On Aug. 30, Watkins gave an interview to the Bond Buyer podcast, in which he again sought to assure bondholders that their interests would be protected. He also said that he expected the board of the successor entity would be “appointed by state leadership with a broader interest across all citizens of the state, and not just Disney.”
Disney has not responded to that proposal and declined to comment for this story. Disney has focused in recent months on repairing its damaged relations with LGBTQ organizations. Last week, the Human Rights Campaign announced that it had accepted a contribution from the company, six months after rejecting it. HRC said that Disney had “stood firm in their commitments to our community.”
Brandon Wolf, a spokesman for Equality Florida, said the wider business community has kept its head down in recent months, even as the governor’s actions make it harder to compete for workers.
“The question is still before these companies – what are you willing to tolerate from a tyrannical leader in the governor’s mansion?” he asked. “It’s an open question, still, about just how much companies are willing to take before they take a stand.”
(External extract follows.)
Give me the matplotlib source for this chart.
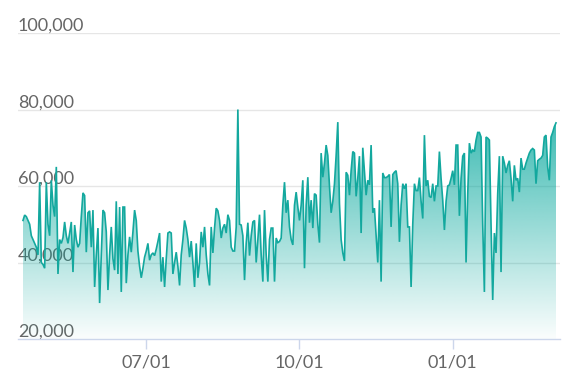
import numpy as np
import pandas as pd
import matplotlib
matplotlib.use("Agg")
import matplotlib.pyplot as plt
import matplotlib.dates as mdates
from matplotlib.patches import Polygon

# ---- data ----
start_date = "2018-04-18"
values = [
    51000, 52400, 52000, 51000, 50000, 47000, 46000, 45000, 44000, 42000,
    61000, 40000, 39500, 38500, 61000, 50000, 47000, 61500, 55000, 52000,
    65000, 37000, 46000, 45000, 46500, 50600, 47000, 45000, 47700, 50600,
    37500, 49800, 46000, 44000, 45000, 52000, 58200, 57500, 42700, 53000,
    53500, 44000, 53700, 33600, 42000, 49000, 29400, 42000, 53700, 53000,
    48000, 32800, 42000, 49300, 41000, 38000, 56000, 37000, 54500, 32300,
    54500, 54500, 34600, 42000, 46700, 42700, 48000, 53700, 51000, 43000,
    39000, 36000, 38500, 41400, 43000, 45000, 40600, 42000, 42500, 41800,
    43500, 45500, 47700, 35000, 41400, 33600, 41000, 47700, 48000, 47700,
    37000, 40000, 42700, 39000, 34000, 42000, 46000, 51000, 49000, 46000,
    41400, 45600, 40000, 33600, 45000, 36000, 40000, 48000, 44000, 49300,
    42000, 37000, 34000, 49300, 42500, 49000, 54200, 53500, 51000, 46400,
    49000, 50000, 47700, 52500, 51000, 44000, 43000, 43000, 49300, 80000,
    50000, 49800, 47000, 35400, 45000, 50400, 41800, 47000, 50600, 51000,
    40000, 46000, 52500, 42000, 35000, 53700, 42000, 35000, 46000, 49000,
    49000, 35000, 46400, 45200, 45500, 46400, 55000, 61000, 53000, 56300,
    49300, 46000, 44600, 55000, 58400, 54500, 51000, 55000, 61500, 38500,
    55000, 62300, 50400, 56300, 49000, 58000, 57600, 50000, 45200, 68600,
    62300, 66000, 70700, 68000, 60000, 53000, 56000, 60600, 68000, 76700,
    55400, 46000, 42500, 40400, 63600, 62800, 57600, 64000, 69000, 68600,
    57300, 62000, 67800, 47700, 70000, 64000, 57600, 61500, 60300, 70700,
    53000, 54200, 47000, 40000, 56300, 35000, 63400, 62200, 62200, 62500,
    63000, 49300, 63000, 63600, 64000, 60600, 45400, 55000, 60600, 59300,
    60600, 49300, 49300, 33600, 50000, 60600, 58800, 58800, 62200, 56000,
    51500, 73300, 60000, 61500, 57300, 57000, 60600, 56000, 60000, 60000,
    69000, 62000, 56300, 48500, 56000, 60000, 60300, 62000, 64000, 60300,
    70700, 70700, 52200, 62000, 67800, 68600, 40000, 58000, 71200, 68600,
    69400, 69000, 72000, 74000, 74000, 72800, 50000, 32300, 72800, 72500,
    72000, 50000, 30200, 47700, 42500, 58000, 67800, 37500, 67800, 66000,
    63400, 65400, 66600, 62000, 56000, 65400, 61500, 62000, 58400, 67300,
    64400, 64400, 66000, 67300, 68600, 69400, 69800, 69400, 60600, 66600,
    67000, 67300, 68000, 72800, 73300, 65000, 61500, 72800, 74000, 75500,
    76500,
]
y_ticks = [20000, 40000, 60000, 80000, 100000]
y_tick_labels = ["20,000", "40,000", "60,000", "80,000", "100,000"]
x_ticks = ["2018-07-01", "2018-10-01", "2019-01-01"]
x_tick_labels = ["07/01", "10/01", "01/01"]

dates = pd.date_range(start_date, periods=len(values), freq="D")
xd = mdates.date2num(dates)
vals = np.array(values, dtype=float)

plt.rcParams['font.family'] = ['Lato', 'DejaVu Sans']

fig = plt.figure(figsize=(5.70, 3.89), dpi=100)
ax = fig.add_axes([18/570, 1-339/389, (560-18)/570, (339-33)/389])
ax.set_xlim(xd[0] - 3.0, xd[-1] + 2.4)
ax.set_ylim(20000, 100000)

label_col = "#666666"
grid_col = "#e6e6e6"
axis_col = "#ccd6eb"
teal = (0/255, 166/255, 155/255)

# grid lines
for v in y_ticks[1:]:
    ax.axhline(v, color=grid_col, lw=1.0, zorder=1)

# y labels (drawn in plot area, above grid lines)
for v, lab in zip(y_ticks, y_tick_labels):
    ax.annotate(lab, xy=(0, v), xycoords=("axes fraction", "data"),
                xytext=(0, 1.6), textcoords="offset points",
                ha="left", va="baseline", fontsize=13, color=label_col, zorder=2)

# gradient area fill
verts = np.column_stack([np.concatenate([[xd[0]], xd, [xd[-1]]]),
                         np.concatenate([[20000], vals, [20000]])])
poly = Polygon(verts, closed=True, facecolor="none", edgecolor="none")
ax.add_patch(poly)
n = 256
grad = np.zeros((n, 1, 4))
grad[:, 0, 0] = teal[0]
grad[:, 0, 1] = teal[1]
grad[:, 0, 2] = teal[2]
grad[:, 0, 3] = np.linspace(0.8, 0.02, n)
im = ax.imshow(grad, aspect="auto", origin="upper",
               extent=[xd[0], xd[-1], 20000, 80000], zorder=3,
               interpolation="bilinear")
im.set_clip_path(poly)

# line
ax.plot(xd, vals, color="#13a89e", lw=1.2, zorder=4, solid_joinstyle="miter")

# axes styling
for s in ["top", "right", "left"]:
    ax.spines[s].set_visible(False)
ax.spines["bottom"].set_color(axis_col)
ax.spines["bottom"].set_linewidth(1.0)
ax.spines["bottom"].set_zorder(5)
ax.set_yticks([])
ax.set_xticks(mdates.date2num(pd.to_datetime(x_ticks)))
ax.set_xticklabels(x_tick_labels)
ax.tick_params(axis="x", length=7.5, width=1.0, color=axis_col,
               labelsize=13, labelcolor=label_col, pad=3.5)

fig.savefig("out.png", dpi=100)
State Sen. Jason Pizzo, a Democrat, said that DeSantis followed an old playbook: “If you’re new at school, find the biggest kid on the playground and punch him. It obviously has a chilling effect on other companies.”
Not so long ago, Disney enjoyed friendships across the aisle, and freely dispensed donations regardless of party. Those donations are now on hold, and they don’t buy as much leverage as they used to.
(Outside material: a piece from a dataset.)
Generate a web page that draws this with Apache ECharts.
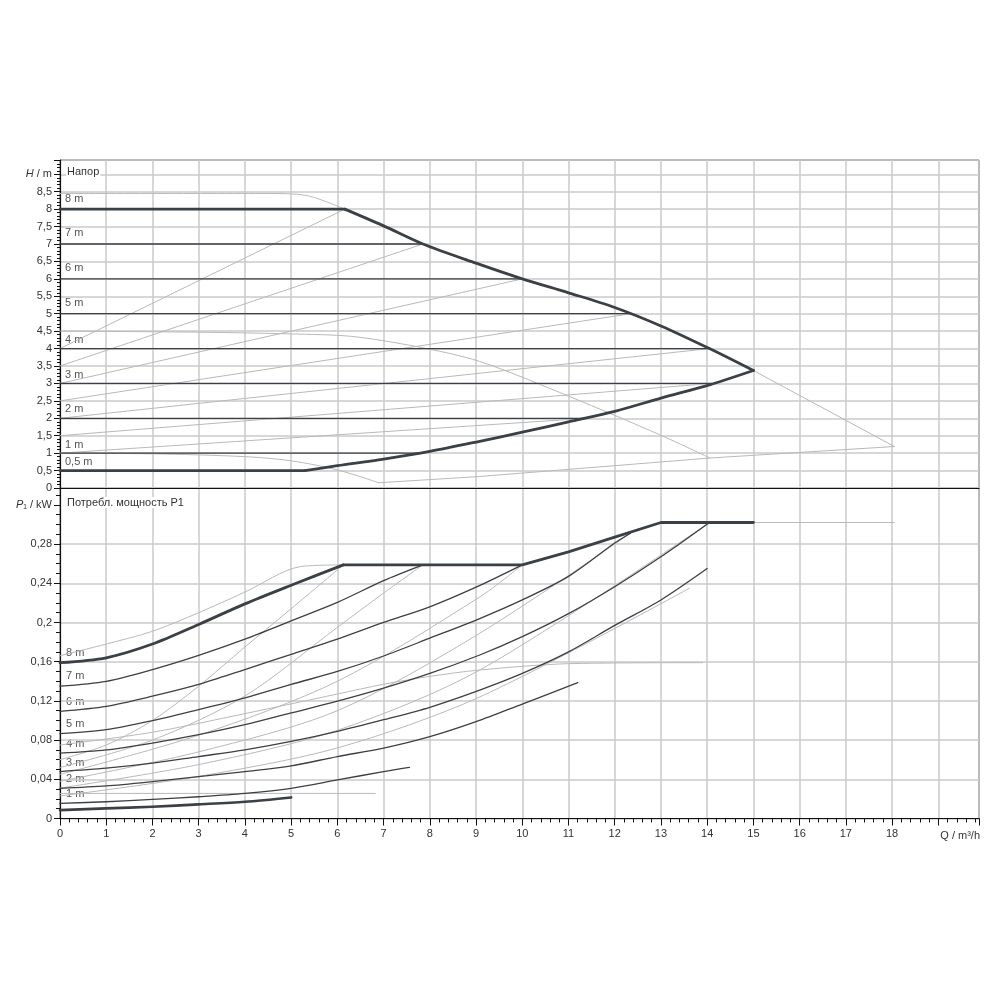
<!DOCTYPE html>
<html><head><meta charset="utf-8">
<script src="https://cdn.jsdelivr.net/npm/echarts@6/dist/echarts.min.js"></script>
<style>html,body{margin:0;padding:0;background:#fff}#c{width:1000px;height:1000px}</style>
</head><body><div id="c"></div>
<script>
// ---------- DATA: head H (m) vs flow Q (m³/h) ----------
const hTop8 = [[0,8],[6.16,8]];
const hFallBranch = [[6.16,8],[7,7.52],[7.85,7.0],[9,6.45],[10,6.0],[11,5.6],[12,5.18],[13,4.65],[14.05,4.0],[15,3.37]];
const hRiseBranch = [[5.3,0.5],[6,0.64],[7,0.83],[8,1.05],[9.08,1.34],[10,1.6],[11,1.9],[12,2.2],[13,2.58],[14.05,2.96],[15,3.37]];
const hBottom05 = [[0,0.5],[5.3,0.5]];
const hConst7 = [[0,7],[7.85,7]];
const hConst6 = [[0,6],[10,6]];
const hConst5 = [[0,5],[12.34,5]];
const hConst4 = [[0,4],[14.05,4]];
const hConst3 = [[0,3],[14.1,3]];
const hConst2 = [[0,2],[11.4,2]];
const hConst1 = [[0,1],[7.85,1]];
const hVar8 = [[0,4],[6.16,8]];
const hVar7 = [[0,3.5],[7.85,7]];
const hVar6 = [[0,3],[10,6]];
const hVar5 = [[0,2.5],[12.34,5]];
const hVar4 = [[0,2],[14.05,4]];
const hVar3 = [[0,1.5],[14.1,3]];
const hVar2 = [[0,1],[11.4,2]];
const hMax = [[0,8.45],[4.5,8.45],[5.3,8.4],[6.16,8.0]];
const hMid = [[0,4.5],[3,4.47],[5,4.42],[6.3,4.35],[7.7,4.06],[9.08,3.63],[11.03,2.62],[12.97,1.53],[14.06,0.86]];
const hLow = [[0,1.0],[2,0.98],[4,0.9],[5,0.78],[6,0.52],[6.9,0.15]];
const hLowRise = [[6.9,0.15],[9.08,0.33],[14.06,0.86],[18.05,1.19]];
const hTipRun = [[15,3.37],[18.05,1.19]];

// ---------- DATA: power P1 (kW) vs flow Q ----------
const pConst8 = [[0,0.159],[1,0.164],[2,0.178],[3,0.198],[4,0.219],[5,0.238],[6.13,0.2588]];
const pLimit = [[6.13,0.2588],[10,0.2588],[11,0.272],[12,0.287],[13,0.302],[15,0.302]];
const pConst7 = [[0,0.135],[1,0.140],[2,0.152],[3,0.1665],[4,0.183],[5,0.2017],[6,0.2205],[7,0.2427],[7.85,0.2588]];
const pConst6 = [[0,0.1094],[1,0.1145],[2,0.1248],[3,0.1368],[4,0.152],[5,0.1675],[6,0.183],[7,0.200],[8,0.216],[9,0.236],[10,0.2588]];
const pConst5 = [[0,0.0865],[1,0.0906],[2,0.0998],[3,0.111],[4,0.123],[5,0.1368],[6,0.150],[7,0.1658],[8,0.184],[9.08,0.204],[10,0.223],[11,0.247],[12,0.281],[12.34,0.291]];
const pConst4 = [[0,0.0667],[1,0.070],[2,0.077],[3,0.0855],[4,0.0957],[5,0.1077],[6,0.1197],[7,0.133],[8,0.148],[9.08,0.1668],[10,0.1855],[11,0.209],[12,0.2365],[13,0.267],[14.05,0.302]];
const pConst3 = [[0,0.0479],[1,0.0513],[2,0.0564],[3,0.0632],[4,0.070],[5,0.0786],[6,0.0889],[7,0.1008],[8,0.1135],[9.08,0.131],[10,0.148],[11,0.170],[12,0.197],[13,0.223],[14,0.255]];
const pConst2 = [[0,0.0308],[1,0.0332],[2,0.0376],[3,0.0427],[4,0.0479],[5,0.0537],[6,0.0632],[7,0.0718],[8,0.0835],[9,0.0988],[10,0.1168],[11.2,0.1386]];
const pConst1 = [[0,0.0154],[1,0.0171],[2,0.0195],[3,0.0222],[4,0.0256],[5,0.0308],[6,0.0393],[7,0.0479],[7.56,0.0522]];
const pConst05 = [[0,0.0085],[1,0.0103],[2,0.012],[3,0.0144],[4,0.0171],[5,0.0215]];
const pMax = [[0,0.166],[1,0.178],[2,0.191],[3,0.210],[4,0.231],[5.2,0.257],[6.13,0.2588]];
const pMaxRun = [[15,0.302],[18.05,0.302]];
const pMid = [[0,0.075],[2,0.088],[4,0.107],[6,0.127],[7,0.137],[8,0.145],[9.08,0.1515],[11.03,0.158],[13.9,0.159]];
const pLow = [[0,0.0256],[6.82,0.0256]];
const pVar8 = [[0,0.060],[1,0.075],[2,0.100],[3,0.135],[4,0.175],[5,0.214],[6.13,0.2588]];
const pVar7 = [[0,0.052],[2,0.080],[4,0.125],[6,0.195],[7,0.230],[7.85,0.2588]];
const pVar6 = [[0,0.045],[3,0.085],[6,0.140],[9.08,0.226],[10,0.2588]];
const pVar5 = [[0,0.038],[3,0.068],[6,0.110],[9.08,0.189],[12.34,0.291]];
const pVar4 = [[0,0.031],[3,0.055],[6,0.090],[9.08,0.1515],[14.05,0.302]];
const pVar3 = [[0,0.023],[3,0.043],[6,0.072],[9.08,0.124],[13.62,0.235]];

// ---------- TICK LABELS ----------
const xTickLabels = ['0','1','2','3','4','5','6','7','8','9','10','11','12','13','14','15','16','17','18'];
const hTitle = '{i|H} / m';
const pTitle = '{i|P}₁ / kW';
const qTitle = 'Q / m³/h';
const topCaption = 'Напор';
const bottomCaption = 'Потребл. мощность P1';
const hCurveLabels = ['8 m','7 m','6 m','5 m','4 m','3 m','2 m','1 m','0,5 m'];
const pCurveLabels = ['8 m','7 m','6 m','5 m','4 m','3 m','2 m','1 m'];

// ---------- CHART ----------
const DARK = '#3b4046', GRAY = '#b9b9b9', GRID = '#cacaca';
const font = 'Liberation Sans, Arial, sans-serif';
const chart = echarts.init(document.getElementById('c'), null, {renderer:'canvas'});

function ser(data, g, color, width, smooth){
  return {type:'line', xAxisIndex:g, yAxisIndex:g, data:data, showSymbol:false, symbol:'none',
    smooth: smooth ? 0.3 : false, silent:true, animation:false,
    lineStyle:{color:color, width:width, cap:'round', join:'round'}, z: width>2?5:(color===DARK?4:3)};
}
const comma = v => String(+v.toFixed(4)).replace('.', ',');
const near = (a,b) => Math.abs(a-b) < 1e-6;

const series = [
  // top chart
  ser(hMax,0,GRAY,1,true), ser(hMid,0,GRAY,1,true), ser(hLow,0,GRAY,1,true),
  ser(hLowRise,0,GRAY,1,false), ser(hTipRun,0,GRAY,1,false),
  ser(hVar8,0,GRAY,1,false), ser(hVar7,0,GRAY,1,false), ser(hVar6,0,GRAY,1,false),
  ser(hVar5,0,GRAY,1,false), ser(hVar4,0,GRAY,1,false), ser(hVar3,0,GRAY,1,false), ser(hVar2,0,GRAY,1,false),
  ser(hConst7,0,DARK,1.3,false), ser(hConst6,0,DARK,1.3,false), ser(hConst5,0,DARK,1.3,false),
  ser(hConst4,0,DARK,1.3,false), ser(hConst3,0,DARK,1.3,false), ser(hConst2,0,DARK,1.3,false), ser(hConst1,0,DARK,1.3,false),
  ser(hTop8,0,DARK,2.8,false), ser(hFallBranch,0,DARK,2.8,true), ser(hRiseBranch,0,DARK,2.8,true), ser(hBottom05,0,DARK,2.8,false),
  // bottom chart
  ser(pMax,1,GRAY,1,true), ser(pMaxRun,1,GRAY,1,false), ser(pMid,1,GRAY,1,true), ser(pLow,1,GRAY,1,false),
  ser(pVar8,1,GRAY,1,true), ser(pVar7,1,GRAY,1,true), ser(pVar6,1,GRAY,1,true),
  ser(pVar5,1,GRAY,1,true), ser(pVar4,1,GRAY,1,true), ser(pVar3,1,GRAY,1,true),
  ser(pConst7,1,DARK,1.3,true), ser(pConst6,1,DARK,1.3,true), ser(pConst5,1,DARK,1.3,true),
  ser(pConst4,1,DARK,1.3,true), ser(pConst3,1,DARK,1.3,true), ser(pConst2,1,DARK,1.3,true), ser(pConst1,1,DARK,1.3,true),
  ser(pConst05,1,DARK,2.6,true),
  ser(pConst8,1,DARK,2.8,true), ser(pLimit,1,DARK,2.8,false)
];

const axisLabelBase = {color:'#333', fontSize:11, fontFamily:font};
const gridLinesBottom = ['#cacaca','#cacaca','#cacaca','#cacaca','#cacaca','#cacaca','#cacaca','#cacaca','rgba(0,0,0,0)','#cacaca'];

const labelsGraphic = [];
const hLabelY = [200,234,269,304,341,376,410,446,463];
hCurveLabels.forEach((t,i)=>labelsGraphic.push({type:'text', left:65, top:hLabelY[i]-7, style:{text:t, fill:'#555', font:'11px '+font}}));
const pLabelY = [654,677,703,725,745,764,780,795];
pCurveLabels.forEach((t,i)=>labelsGraphic.push({type:'text', left:66, top:pLabelY[i]-7, style:{text:t, fill:'#555', font:'11px '+font}}));
labelsGraphic.push({type:'text', left:66, top:166, z:10, style:{text:topCaption, fill:'#333', font:'11px '+font, backgroundColor:'#fff', padding:[0,1]}});
labelsGraphic.push({type:'text', left:66, top:497, z:10, style:{text:bottomCaption, fill:'#333', font:'11px '+font, backgroundColor:'#fff', padding:[0,1]}});
labelsGraphic.push({type:'text', right:20, top:830, style:{text:qTitle, fill:'#333', font:'11px '+font}});

chart.setOption({
  animation:false,
  backgroundColor:'#fff',
  grid:[
    {left:60, right:21, top:160, height:328, show:true, borderColor:'#222', borderWidth:1, backgroundColor:'transparent'},
    {left:60, right:21, top:488, height:330.5, show:true, borderColor:'#222', borderWidth:1, backgroundColor:'transparent'}
  ],
  xAxis:[
    {type:'value', gridIndex:0, min:0, max:19.88, interval:1,
      axisLine:{show:true, lineStyle:{color:'#111', width:1.2}}, axisTick:{show:false}, axisLabel:{show:false},
      splitLine:{show:true, lineStyle:{color:GRID, width:1.5}}},
    {type:'value', gridIndex:1, min:0, max:19.88, interval:1,
      axisLine:{show:true, lineStyle:{color:'#111', width:1.2}},
      axisTick:{show:true, inside:false, length:7, lineStyle:{color:'#111'}},
      minorTick:{show:true, splitNumber:5, length:4, lineStyle:{color:'#111'}},
      axisLabel:Object.assign({}, axisLabelBase, {margin:10, formatter:v => (Number.isInteger(v) && v < xTickLabels.length) ? xTickLabels[v] : ''}),
      splitLine:{show:true, lineStyle:{color:GRID, width:1.5}}}
  ],
  yAxis:[
    {type:'value', gridIndex:0, min:0, max:9.41, interval:0.5,
      axisLine:{show:true, lineStyle:{color:'#111', width:1.2}},
      axisTick:{show:true, inside:false, length:6, lineStyle:{color:'#111'}},
      minorTick:{show:true, splitNumber:5, length:3, lineStyle:{color:'#111'}},
      axisLabel:Object.assign({}, axisLabelBase, {margin:8, formatter:v => near(v,9) ? hTitle : (v > 9 ? '' : comma(v)),
        rich:{i:{fontStyle:'italic', fontSize:11, fontFamily:font, color:'#333'}}}),
      splitLine:{show:true, lineStyle:{color:GRID, width:1.5}}},
    {type:'value', gridIndex:1, min:0, max:0.3372, interval:0.04,
      axisLine:{show:true, lineStyle:{color:'#111', width:1.2}},
      axisTick:{show:true, inside:false, length:6, lineStyle:{color:'#111'}},
      minorTick:{show:true, splitNumber:4, length:4, lineStyle:{color:'#111'}},
      axisLabel:Object.assign({}, axisLabelBase, {margin:8, formatter:v => near(v,0.32) ? pTitle : (v > 0.33 ? '' : comma(v)),
        rich:{i:{fontStyle:'italic', fontSize:11, fontFamily:font, color:'#333'}}}),
      splitLine:{show:true, lineStyle:{color:gridLinesBottom, width:1.5}}}
  ],
  graphic: labelsGraphic,
  series: series
});
</script></body></html>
“Ron DeSantis doesn’t need their money,” Schorsch said. “That’s changed the nature of politics. He can go to a hedge fund billionaire and get a $5 million check. If you’re not coming with a seven-figure check, it doesn’t matter. Ron DeSantis can call up some crypto bro CEO. And with that, the lobbying doesn’t matter as much anymore.”
DeSantis is favored to win reelection in November and is seen as a presidential contender in 2024, making him a potent adversary for the foreseeable future.
Disney has seen a lot of governors come and go in 55 years, but Schorsch thinks the company’s standing in the state won’t be restored any time soon.
“I think the strategy was to last DeSantis out,” he said. “But I don’t think that’s tenable for Disney. He’s so radicalized the rest of the Republican Party. They’ve got like a decade of problems at this point.”